At a hearing over the past couple of days, staff of the Ontario Securities Commission (OSC) asked the Capital Markets Tribunal to order $37.5 million in penalties, disgorgement and costs against the trio of former executives at failed alternative fund manager, Bridging Finance Inc.
Last fall, the regulatory tribunal found that the firm’s former CEO, David Sharpe, its co-founder and chief investment officer, Natasha Sharpe, and its former chief compliance officer, Andrew Mushore, committed multiple violations of securities law — including fraud (indirectly against Mushore), failing to properly manage conflicts of interest, and obstructing the regulator’s investigation.
David Sharpe refused to participate in the regulatory hearing, and has indicated that he intends to seek a judicial review of the tribunal’s findings, based on an alleged “abuse of process and violation of his Charter rights.”
At the panel’s sanctions hearing this week, the regulator asked for $4.3 million in penalties against David Sharpe, $3.3 million against Natasha Sharpe, and $500,000 against Mushore, along with proposed market bans. It also asked the tribunal to order $27.6 million in disgorgement jointly against the Sharpes.

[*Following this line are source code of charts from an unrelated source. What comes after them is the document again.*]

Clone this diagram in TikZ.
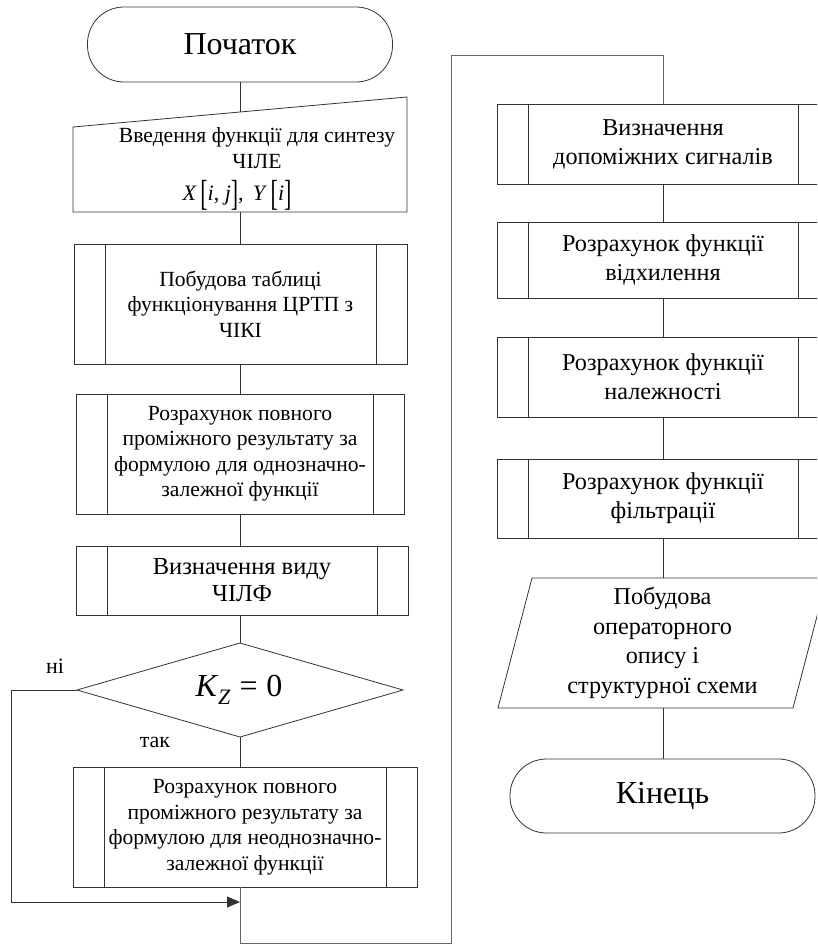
\documentclass[tikz,border=0pt]{standalone}
\usepackage{fontspec}
\setmainfont{Liberation Serif}[Ligatures=TeX]
\usetikzlibrary{arrows.meta,calc}

% square brackets stretched to a taller height for the input data line
\newcommand{\tallL}{\raisebox{-4.5pt}{\scalebox{1}[1.65]{[}}}
\newcommand{\tallR}{\raisebox{-4.5pt}{\scalebox{1}[1.65]{]}}}

\begin{document}
\begin{tikzpicture}[x=1pt,y=-1pt,line width=0.8pt,
  every node/.style={inner sep=0pt,outer sep=0pt},
  lines/.style={draw=black!80},
  loopline/.style={draw=black!60},
  term/.style={lines,rectangle,rounded corners=36.5pt,align=center,
    font=\rmfamily\fontsize{32}{36}\selectfont},
  procL/.style={lines,rectangle,align=center,font=\rmfamily\fontsize{21.6}{25.5}\selectfont,
    path picture={\draw[black!80]
      ([xshift=31pt]path picture bounding box.north west) --
      ([xshift=31pt]path picture bounding box.south west)
      ([xshift=-31pt]path picture bounding box.north east) --
      ([xshift=-31pt]path picture bounding box.south east);}},
  procR/.style={procL,font=\rmfamily\fontsize{24.2}{29}\selectfont},
  lbl/.style={font=\rmfamily\fontsize{22}{24}\selectfont}
]
\useasboundingbox (0,0) rectangle (817,945);
\clip (0,0) rectangle (817,945);

% ---------- left column ----------
\node[term,minimum width=305pt,minimum height=75pt] (start) at (240,44.5) {Початок};

% manual input block
\node[minimum width=334pt,minimum height=115pt] (inp) at (240,154.5) {};
\draw[lines] (inp.south west) -- (inp.south east) -- (inp.north east)
  -- ([yshift=-30pt]inp.north west) -- cycle;
\node[align=center,font=\rmfamily\fontsize{21.6}{26}\selectfont] (inptxt) at (257,148)
  {Введення функції для синтезу\\ЧІЛЕ};
\node[font=\rmfamily\fontsize{22}{26}\selectfont] (inpmath) at (237,195)
  {\textit{X}\,\tallL\textit{i}, \textit{j}\tallR, \,\textit{Y}\,\tallL\textit{i}\tallR};
\coordinate (inpin) at (240,112);

\node[procL,minimum width=333pt,minimum height=120pt] (b1) at (240.5,304)
  {Побудова таблиці\\функціонування ЦРТП з\\ЧІКІ};
\node[procL,minimum width=328pt,minimum height=120pt] (b2) at (240,454)
  {Розрахунок повного\\проміжного результату за\\формулою для однозначно-\\залежної функції};
\node[procL,minimum width=332pt,minimum height=69pt,
  font=\rmfamily\fontsize{24.5}{27}\selectfont] (b3) at (242,580.5)
  {Визначення виду\\ЧІЛФ};

% decision
\node[minimum width=326pt,minimum height=94pt] (dec) at (240,690) {};
\draw[lines] (dec.north) -- (dec.east) -- (dec.south) -- (dec.west) -- cycle;
\node[font=\rmfamily\fontsize{32}{34}\selectfont] (dectxt) at (239,690)
  {\textit{K}\raisebox{-0.25em}{\fontsize{22}{22}\selectfont\textit{Z}}\;=\;0};
\node[lbl] (no) at (55,666) {ні};
\node[lbl] (yes) at (155,742) {так};

\node[procL,minimum width=344pt,minimum height=120pt] (b4) at (245,827)
  {Розрахунок повного\\проміжного результату за\\формулою для неоднозначно-\\залежної функції};

% ---------- right column ----------
\node[procR,minimum width=332pt,minimum height=80pt] (b5) at (663,144)
  {Визначення\\допоміжних сигналів};
\node[procR,minimum width=332pt,minimum height=76pt] (b6) at (663,260)
  {Розрахунок функції\\відхилення};
\node[procR,minimum width=332pt,minimum height=80pt] (b7) at (663,377)
  {Розрахунок функції\\належності};
\node[procR,minimum width=332pt,minimum height=79pt] (b8) at (663,498.5)
  {Розрахунок функції\\фільтрації};

% output parallelogram
\node[minimum width=295pt,minimum height=130pt,align=center,
  font=\rmfamily\fontsize{24.2}{29.5}\selectfont] (par) at (662.5,643)
  {Побудова\\операторного\\опису і\\структурної схеми};
\draw[lines] ([xshift=17pt]par.north west) -- ([xshift=17pt]par.north east)
  -- ([xshift=-17pt]par.south east) -- ([xshift=-17pt]par.south west) -- cycle;

\node[term,minimum width=305pt,minimum height=74pt] (end) at (662.5,796) {Кінець};

% ---------- connectors ----------
\draw[lines] (start.south) -- (inpin);
\draw[lines] (inp.south) -- (inp.south |- b1.north);
\draw[lines] (b1.south) -- (b1.south |- b2.north);
\draw[lines] (b2.south) -- (b2.south |- b3.north);
\draw[lines] (dec.north |- b3.south) -- (dec.north);
\draw[lines] (dec.south) -- (dec.south |- b4.north);

\coordinate (join) at (240,902);
\coordinate (lx) at (11,902);
\draw[lines] (dec.west) -| (lx);
\draw[lines,-{Triangle[length=13pt,width=11pt]}] (lx) -- (join);

\coordinate (lb) at (451,943);
\coordinate (lt) at (451,55);
\draw[loopline] (dec.south |- b4.south) |- (lb) -- (lt) -| (b5.north);

\draw[lines] (b5.south) -- (b6.north);
\draw[lines] (b6.south) -- (b7.north);
\draw[lines] (b7.south) -- (b8.north);
\draw[lines] (b8.south) -- (b8.south |- par.north);
\draw[lines] (par.south -| b8.south) -- (b8.south |- end.north);
\end{tikzpicture}
\end{document}
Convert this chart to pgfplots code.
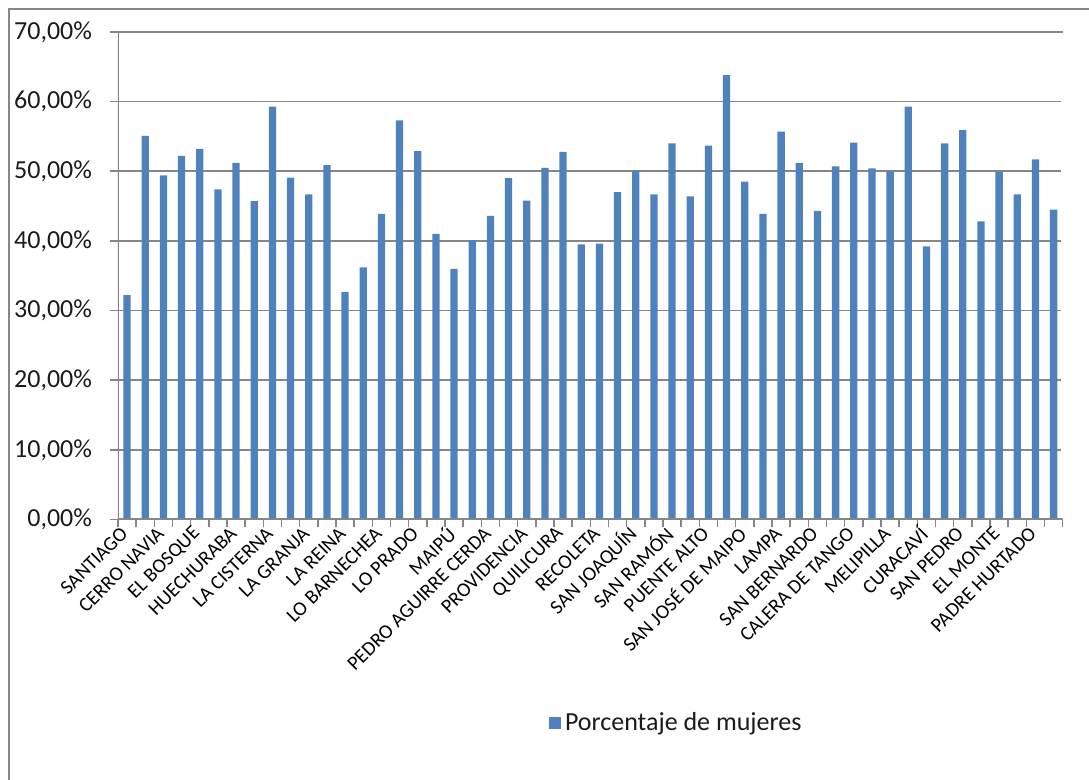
\documentclass[border=0pt]{standalone}
\usepackage{fontspec}
\setmainfont{Carlito}
\usepackage{pgfplots}
\pgfplotsset{compat=1.18}
\usepackage{pgfplotstable}
\definecolor{barblue}{HTML}{4F81BD}
\definecolor{axgray}{HTML}{868686}
\definecolor{txt}{HTML}{1A1A1A}
\pgfplotstableread{
x y
1 32.2
2 55.1
3 49.4
4 52.2
5 53.2
6 47.4
7 51.2
8 45.7
9 59.3
10 49.1
11 46.7
12 50.9
13 32.7
14 36.2
15 43.9
16 57.3
17 52.9
18 41.0
19 36.0
20 40.1
21 43.6
22 49.0
23 45.8
24 50.5
25 52.8
26 39.5
27 39.6
28 47.0
29 50.1
30 46.7
31 54.0
32 46.4
33 53.7
34 63.8
35 48.5
36 43.9
37 55.7
38 51.2
39 44.3
40 50.7
41 54.1
42 50.4
43 50.0
44 59.3
45 39.2
46 54.0
47 55.9
48 42.8
49 49.9
50 46.7
51 51.7
52 44.5
}\datatable
\begin{document}
\begin{tikzpicture}
\useasboundingbox (0,0) rectangle (544.5pt,390pt);
\draw[axgray, line width=0.7pt] (4.5pt,-5pt) -- (4.5pt,385.5pt) -- (550pt,385.5pt);
\begin{axis}[
  name=ax,
  at={(59pt,130.25pt)}, anchor=south west,
  scale only axis, width=472.35pt, height=243.75pt,
  xmin=0.5, xmax=52.5, ymin=0, ymax=70,
  axis line style={draw=none},
  xtick pos=bottom, ytick pos=left,
  ymajorgrids=true, xmajorgrids=false, xminorgrids=false,
  grid style={axgray, line width=0.8pt},
  tick align=outside,
  major tick length=4pt,
  tick style={axgray, line width=0.8pt},
  ytick={0,10,...,70},
  yticklabels={{0,00\%},{10,00\%},{20,00\%},{30,00\%},{40,00\%},{50,00\%},{60,00\%},{70,00\%}},
  yticklabel style={font=\fontsize{13}{16}\selectfont, text=txt, xshift=-5.5pt},
  xtick={0.5,1.5,...,52.5},
  xticklabels={},
  extra x ticks={1,3,...,51},
  extra x tick labels={SANTIAGO,CERRO NAVIA,EL BOSQUE,HUECHURABA,LA CISTERNA,LA GRANJA,LA REINA,LO BARNECHEA,LO PRADO,MAIPÚ,PEDRO AGUIRRE CERDA,PROVIDENCIA,QUILICURA,RECOLETA,SAN JOAQUÍN,SAN RAMÓN,PUENTE ALTO,SAN JOSÉ DE MAIPO,LAMPA,SAN BERNARDO,CALERA DE TANGO,MELIPILLA,CURACAVÍ,SAN PEDRO,EL MONTE,PADRE HURTADO},
  extra x tick style={xmajorgrids=false, tick style={draw=none}},
  xticklabel style={rotate=45, anchor=east, font=\fontsize{10}{12}\selectfont, text=black, xshift=1.5pt},
  legend style={at={(0.592,-0.417)}, anchor=center, draw=none, fill=none,
    font=\fontsize{13}{15}\selectfont, text=txt},
  legend image code/.code={\fill[barblue] (0pt,-3pt) rectangle (6pt,3pt);},
]
\addplot[ybar, bar width=3.65pt, fill=barblue, draw=none] table[x=x,y=y]{\datatable};
\addlegendentry{Porcentaje de mujeres}
\draw[axgray, line width=1pt] (axis cs:0.5,70) -- (axis cs:0.5,0) -- (axis cs:52.5,0);
\end{axis}
\draw[white, line width=1.2pt] ([yshift=0.9pt]ax.south east) -- ([yshift=-0.5pt]ax.north east);
\end{tikzpicture}
\end{document}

On costs, the OSC requested over $1.5 million against the Sharpes, and $300,000 against Mushore.
The OSC isn’t seeking any sanctions against Bridging itself, saying that any penalties ordered against the failed firm would only divert money from being returned to harmed investors.
While the regulatory proceeding focused on instances of alleged fraud at Bridging, based on the work of the court-ordered receiver to wind down the firm and recover funds for investors, it’s expected that investors in the Bridging funds will ultimately lose over $1 billion on the failure of the firm.
Earlier this month, the Ontario Superior Court of Justice authorized an initial distribution of $321 million to the firm’s 26,000 retail investors. It’s expected that investors will see further distributions as the receivership, and other litigation plays out.
In the tribunal’s sanctions hearing, lawyers for Natasha Sharpe and Mushore pushed back against the OSC’s requests, and argued for lesser sanctions.
Specifically, Sharpe’s lawyers argued that she shouldn’t face any monetary penalties, or if she does, at most, she should only be hit with a penalty of $280,000.
They also argued that she shouldn’t be jointly liable for the $27.6 million in disgorgement sought by the OSC, arguing that most of the ill-gotten gains should be attributed to David Sharpe. At most, they argued, she should only be required to disgorge the $750,000 that was directly generated by her misconduct.
Sharpe’s counsel also pushed back against the costs order sought by the OSC — which, they argued, was excessive and unwarranted. At most, they argued she should only be liable for $425,000 in costs.
In its filings, the OSC indicated that, in this case, it’s taking a new approach to seeking costs in enforcement proceedings — with a view to ensuring that securities law violators are bearing more of the true costs of enforcement, given that the commission is otherwise funded by compliant market participants.
Instead of calculating those costs based on the work of a single investigator and litigator, the costs sought in this case include the work of multiple forensic accountants, an investigator, and several lawyers.
Even so, the commission noted that the requested costs order represents a “significant” discount from the actual costs of the regulatory proceeding, given that the hourly rates attributed to OSC staff are far below market value.
The tribunal did not immediately issue a ruling on the sanctions being sought in the case. Instead, it reserved its decision, and said that it will deliver a decision as soon as it can.